After a wait of 372 years, sky gazers are in for a special celestial treat as winter solstice coincides with total lunar eclipse on Tuesday.
The last time the two astronomical events coincided was on December 21, 1638, Geoff Chester of U.S. Naval Observatory said.
The eclipse cannot be seen in India as it will occur during day time but astro-lovers can see the full moon turning into a delightful shade of coppery-red from Europe, west Africa, the Americas, the Pacific Ocean, eastern Australia, the Philippines and eastern and northern Asia.
Also, Tuesday (December 21) is the shortest day of the year as people living on the northern side of the equator will celebrate winter solstice.

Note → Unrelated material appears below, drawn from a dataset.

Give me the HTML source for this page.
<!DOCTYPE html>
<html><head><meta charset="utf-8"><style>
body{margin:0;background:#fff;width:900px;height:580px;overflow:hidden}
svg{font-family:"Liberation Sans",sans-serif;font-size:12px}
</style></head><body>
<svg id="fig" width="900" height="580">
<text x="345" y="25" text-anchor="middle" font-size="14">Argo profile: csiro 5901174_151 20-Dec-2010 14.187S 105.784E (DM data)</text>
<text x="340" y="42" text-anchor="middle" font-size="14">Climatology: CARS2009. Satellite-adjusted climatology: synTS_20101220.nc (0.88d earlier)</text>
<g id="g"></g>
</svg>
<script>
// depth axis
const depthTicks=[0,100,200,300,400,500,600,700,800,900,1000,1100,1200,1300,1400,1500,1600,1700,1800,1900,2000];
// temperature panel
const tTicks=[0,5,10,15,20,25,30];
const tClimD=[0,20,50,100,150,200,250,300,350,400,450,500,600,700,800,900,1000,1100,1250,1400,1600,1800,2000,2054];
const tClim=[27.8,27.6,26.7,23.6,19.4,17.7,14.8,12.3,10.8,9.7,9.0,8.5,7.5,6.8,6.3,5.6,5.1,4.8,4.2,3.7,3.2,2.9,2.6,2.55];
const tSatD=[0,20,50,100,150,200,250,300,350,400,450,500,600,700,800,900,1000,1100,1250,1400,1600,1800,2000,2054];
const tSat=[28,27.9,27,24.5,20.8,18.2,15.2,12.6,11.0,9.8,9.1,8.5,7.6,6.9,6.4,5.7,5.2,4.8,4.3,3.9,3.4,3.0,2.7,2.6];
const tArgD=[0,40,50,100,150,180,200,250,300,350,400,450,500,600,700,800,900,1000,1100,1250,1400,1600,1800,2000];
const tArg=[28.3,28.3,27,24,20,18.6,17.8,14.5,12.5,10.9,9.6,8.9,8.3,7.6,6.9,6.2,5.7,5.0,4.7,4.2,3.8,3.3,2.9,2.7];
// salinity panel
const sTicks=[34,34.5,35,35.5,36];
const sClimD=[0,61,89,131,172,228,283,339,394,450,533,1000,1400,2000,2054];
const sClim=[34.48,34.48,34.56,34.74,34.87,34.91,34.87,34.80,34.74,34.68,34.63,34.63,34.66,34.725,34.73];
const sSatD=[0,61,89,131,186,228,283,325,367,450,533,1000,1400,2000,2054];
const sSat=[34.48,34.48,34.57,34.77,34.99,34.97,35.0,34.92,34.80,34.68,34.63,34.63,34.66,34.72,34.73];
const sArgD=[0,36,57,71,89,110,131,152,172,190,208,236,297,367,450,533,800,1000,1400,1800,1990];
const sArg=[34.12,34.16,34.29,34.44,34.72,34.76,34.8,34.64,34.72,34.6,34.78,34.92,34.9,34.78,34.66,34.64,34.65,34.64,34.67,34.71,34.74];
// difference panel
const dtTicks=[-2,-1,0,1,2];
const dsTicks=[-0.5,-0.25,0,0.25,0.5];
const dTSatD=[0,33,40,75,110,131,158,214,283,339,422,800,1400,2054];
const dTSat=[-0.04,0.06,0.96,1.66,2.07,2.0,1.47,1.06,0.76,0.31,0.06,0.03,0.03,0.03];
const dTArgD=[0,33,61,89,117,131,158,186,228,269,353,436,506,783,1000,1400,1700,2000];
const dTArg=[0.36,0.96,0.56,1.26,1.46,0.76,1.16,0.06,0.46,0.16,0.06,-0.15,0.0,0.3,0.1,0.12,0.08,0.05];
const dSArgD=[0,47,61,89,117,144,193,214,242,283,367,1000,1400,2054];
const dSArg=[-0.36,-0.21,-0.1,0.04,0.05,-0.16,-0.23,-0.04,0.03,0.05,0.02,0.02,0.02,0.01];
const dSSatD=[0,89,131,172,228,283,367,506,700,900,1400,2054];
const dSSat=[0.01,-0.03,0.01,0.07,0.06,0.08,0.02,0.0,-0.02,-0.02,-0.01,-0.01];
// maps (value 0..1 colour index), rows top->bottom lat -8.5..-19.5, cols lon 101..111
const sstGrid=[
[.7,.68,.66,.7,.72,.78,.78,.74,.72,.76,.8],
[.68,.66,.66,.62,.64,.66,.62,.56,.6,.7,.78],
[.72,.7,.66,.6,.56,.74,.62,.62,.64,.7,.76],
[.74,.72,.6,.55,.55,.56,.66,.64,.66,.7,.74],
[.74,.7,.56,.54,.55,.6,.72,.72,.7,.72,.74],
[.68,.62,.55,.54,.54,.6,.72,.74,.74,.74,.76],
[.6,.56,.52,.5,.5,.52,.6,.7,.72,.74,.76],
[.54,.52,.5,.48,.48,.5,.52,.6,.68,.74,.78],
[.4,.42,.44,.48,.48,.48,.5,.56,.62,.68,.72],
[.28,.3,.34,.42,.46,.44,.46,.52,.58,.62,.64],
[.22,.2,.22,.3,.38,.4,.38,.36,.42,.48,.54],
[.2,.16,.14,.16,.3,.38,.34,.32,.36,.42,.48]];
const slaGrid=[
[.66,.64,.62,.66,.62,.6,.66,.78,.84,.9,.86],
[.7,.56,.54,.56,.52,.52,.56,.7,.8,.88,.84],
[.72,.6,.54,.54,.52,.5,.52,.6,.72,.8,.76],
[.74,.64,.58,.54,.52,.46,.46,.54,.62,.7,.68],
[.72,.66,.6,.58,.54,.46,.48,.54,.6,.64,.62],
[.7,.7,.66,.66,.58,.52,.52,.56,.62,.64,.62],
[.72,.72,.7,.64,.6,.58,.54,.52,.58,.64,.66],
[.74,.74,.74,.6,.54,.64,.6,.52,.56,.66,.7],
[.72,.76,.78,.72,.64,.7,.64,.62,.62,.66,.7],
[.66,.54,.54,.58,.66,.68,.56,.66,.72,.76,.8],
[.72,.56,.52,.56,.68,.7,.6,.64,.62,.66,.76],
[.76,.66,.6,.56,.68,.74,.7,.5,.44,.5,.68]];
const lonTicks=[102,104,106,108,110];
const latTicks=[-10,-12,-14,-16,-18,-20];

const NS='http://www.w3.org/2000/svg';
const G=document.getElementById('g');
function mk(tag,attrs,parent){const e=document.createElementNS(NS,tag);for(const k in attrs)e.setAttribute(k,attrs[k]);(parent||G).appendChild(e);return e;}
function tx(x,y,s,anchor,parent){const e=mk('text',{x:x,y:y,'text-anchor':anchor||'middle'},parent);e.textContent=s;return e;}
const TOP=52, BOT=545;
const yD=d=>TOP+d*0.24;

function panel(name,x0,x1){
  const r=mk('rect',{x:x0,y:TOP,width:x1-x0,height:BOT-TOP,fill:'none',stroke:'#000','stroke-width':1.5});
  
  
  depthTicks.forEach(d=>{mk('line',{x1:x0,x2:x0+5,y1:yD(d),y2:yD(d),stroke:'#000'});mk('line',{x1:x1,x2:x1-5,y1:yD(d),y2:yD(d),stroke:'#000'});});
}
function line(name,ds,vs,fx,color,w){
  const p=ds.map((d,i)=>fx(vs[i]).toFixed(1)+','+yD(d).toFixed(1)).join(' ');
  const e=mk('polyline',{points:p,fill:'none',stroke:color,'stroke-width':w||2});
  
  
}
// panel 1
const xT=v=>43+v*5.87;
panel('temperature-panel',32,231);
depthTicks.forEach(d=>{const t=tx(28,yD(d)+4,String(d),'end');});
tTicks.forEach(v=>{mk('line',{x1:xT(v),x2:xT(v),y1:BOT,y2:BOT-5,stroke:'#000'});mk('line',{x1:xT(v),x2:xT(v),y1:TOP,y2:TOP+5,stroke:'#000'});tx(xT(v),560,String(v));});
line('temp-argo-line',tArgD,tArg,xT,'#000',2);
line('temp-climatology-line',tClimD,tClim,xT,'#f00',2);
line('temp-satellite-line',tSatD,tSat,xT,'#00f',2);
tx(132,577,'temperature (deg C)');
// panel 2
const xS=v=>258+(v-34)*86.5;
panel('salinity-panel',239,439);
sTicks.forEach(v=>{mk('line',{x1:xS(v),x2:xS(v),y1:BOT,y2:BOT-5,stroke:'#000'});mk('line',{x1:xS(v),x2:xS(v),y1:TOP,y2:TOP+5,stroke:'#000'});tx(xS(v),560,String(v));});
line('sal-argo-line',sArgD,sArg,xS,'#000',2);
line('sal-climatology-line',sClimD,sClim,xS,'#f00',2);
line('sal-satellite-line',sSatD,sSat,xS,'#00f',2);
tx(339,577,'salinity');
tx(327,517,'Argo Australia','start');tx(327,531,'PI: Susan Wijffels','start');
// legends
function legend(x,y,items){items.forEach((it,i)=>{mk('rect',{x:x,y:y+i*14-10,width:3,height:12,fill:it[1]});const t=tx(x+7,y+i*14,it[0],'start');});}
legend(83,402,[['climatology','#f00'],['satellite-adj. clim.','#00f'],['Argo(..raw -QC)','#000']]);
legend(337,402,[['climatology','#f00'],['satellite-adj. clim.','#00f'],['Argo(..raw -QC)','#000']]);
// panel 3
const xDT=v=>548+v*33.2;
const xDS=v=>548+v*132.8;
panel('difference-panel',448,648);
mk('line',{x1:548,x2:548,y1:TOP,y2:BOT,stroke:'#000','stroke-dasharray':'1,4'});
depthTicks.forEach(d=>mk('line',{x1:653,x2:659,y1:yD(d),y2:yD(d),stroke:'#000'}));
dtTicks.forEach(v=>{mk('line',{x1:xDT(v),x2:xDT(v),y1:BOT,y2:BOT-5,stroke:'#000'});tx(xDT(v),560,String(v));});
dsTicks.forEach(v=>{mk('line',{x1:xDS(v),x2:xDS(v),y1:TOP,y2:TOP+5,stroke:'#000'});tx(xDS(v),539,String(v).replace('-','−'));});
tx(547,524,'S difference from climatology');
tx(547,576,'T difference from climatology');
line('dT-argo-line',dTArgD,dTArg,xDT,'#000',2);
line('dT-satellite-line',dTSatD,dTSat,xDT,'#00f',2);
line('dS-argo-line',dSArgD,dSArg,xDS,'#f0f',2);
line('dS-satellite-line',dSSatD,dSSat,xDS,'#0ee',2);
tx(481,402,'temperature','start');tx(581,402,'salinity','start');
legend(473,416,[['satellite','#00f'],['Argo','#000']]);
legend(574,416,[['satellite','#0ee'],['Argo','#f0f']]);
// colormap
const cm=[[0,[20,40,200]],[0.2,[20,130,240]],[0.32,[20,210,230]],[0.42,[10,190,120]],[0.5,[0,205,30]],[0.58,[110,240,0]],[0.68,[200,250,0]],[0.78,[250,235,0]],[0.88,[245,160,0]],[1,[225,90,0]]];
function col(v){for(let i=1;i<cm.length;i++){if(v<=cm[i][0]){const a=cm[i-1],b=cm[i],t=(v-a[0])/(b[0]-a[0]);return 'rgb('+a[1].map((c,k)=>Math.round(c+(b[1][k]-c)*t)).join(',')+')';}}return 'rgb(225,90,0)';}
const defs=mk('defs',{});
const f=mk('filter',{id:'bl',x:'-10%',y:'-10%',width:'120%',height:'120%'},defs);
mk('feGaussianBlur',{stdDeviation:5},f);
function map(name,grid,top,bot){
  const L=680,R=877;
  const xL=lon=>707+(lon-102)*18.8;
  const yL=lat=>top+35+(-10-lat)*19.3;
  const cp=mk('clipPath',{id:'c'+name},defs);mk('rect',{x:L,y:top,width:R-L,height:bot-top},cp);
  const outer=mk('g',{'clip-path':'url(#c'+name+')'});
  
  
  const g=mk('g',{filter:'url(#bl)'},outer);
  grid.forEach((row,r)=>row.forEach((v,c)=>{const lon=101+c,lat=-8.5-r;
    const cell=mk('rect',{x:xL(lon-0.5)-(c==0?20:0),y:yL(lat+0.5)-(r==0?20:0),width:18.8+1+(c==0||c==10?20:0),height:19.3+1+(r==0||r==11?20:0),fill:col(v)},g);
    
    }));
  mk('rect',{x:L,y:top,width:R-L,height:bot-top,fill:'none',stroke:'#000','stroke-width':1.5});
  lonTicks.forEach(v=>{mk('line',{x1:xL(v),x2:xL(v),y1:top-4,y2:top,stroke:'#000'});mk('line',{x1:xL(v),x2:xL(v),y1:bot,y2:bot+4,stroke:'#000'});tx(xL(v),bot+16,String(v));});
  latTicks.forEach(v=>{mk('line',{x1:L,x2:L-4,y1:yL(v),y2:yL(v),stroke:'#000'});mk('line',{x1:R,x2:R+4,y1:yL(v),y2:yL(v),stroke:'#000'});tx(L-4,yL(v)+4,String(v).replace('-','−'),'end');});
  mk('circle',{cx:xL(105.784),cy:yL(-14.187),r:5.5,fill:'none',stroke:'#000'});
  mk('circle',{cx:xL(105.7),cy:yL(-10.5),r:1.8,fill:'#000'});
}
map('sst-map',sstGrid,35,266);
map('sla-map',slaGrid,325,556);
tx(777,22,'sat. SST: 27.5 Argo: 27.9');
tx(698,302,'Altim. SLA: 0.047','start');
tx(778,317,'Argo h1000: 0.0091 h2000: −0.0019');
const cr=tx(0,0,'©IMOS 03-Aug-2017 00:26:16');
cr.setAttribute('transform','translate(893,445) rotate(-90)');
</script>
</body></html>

“It is a day when the Earth’s axis tilts the farthest from the sun and is called winter solstice, a term derived from Latin words ‘sol’ (sun) and ‘sistere’ (to stand still),” Science Popularisation Association of Communicators and Educators (SPACE) president C.B. Devgun said.
A solstice is an astronomical event which happens twice each year, when the tilt of the Earth’s axis is most inclined toward or away from the sun, causing the sun’s apparent position in the sky to reach its northernmost or southernmost extreme, he said.
On the day of winter solstice, North Pole points directly away from the sun and South Pole points directly towards the Sun, he said, adding the sun shines at lowest heights in northern skies and at maximum heights in southern skies.
This results in the shortest day in the Northern Hemisphere, but at the same time it is the longest day in Southern Hemisphere.
The winter solstice will be at 5.08 a.m. on December 22.
In Delhi, sunrise will be at 7.09 a.m. and sunset at 5.29 p.m. making it a day with about 10 hours duration, Devgun said.
The total lunar eclipse will occur at 13:47 p.m. on Tuesday, Prof R.C. Kapoor of Indian Institute of Astrophysics told PTI.
The countries from where the eclipse can be seen are favourably placed with an overhead view as the eclipse unfolds between 02:41 AM and 03:53 AM local time, he said.
The eclipse will begin at 10.58 AM IST passing through various phases and will end at 4.36 PM IST, N Raghunandan of Planetary Society of India said.
Earlier, on June 26, a partial lunar eclipse was witnessed. The next lunar eclipse will be seen on June 15, 2011, which will be total, and visible from India, he said.
The next time the two events will coincide will be on December 21, 2094, Devgun told PTI.
A ‘Khagol Mela’ on winter solstice has been planned by SPACE in collaboration with Nehru Planetarium at Jantar Mantar here. Students from various schools would be performing activities like measuring the sun’s angle during noon and finding declination of the sun.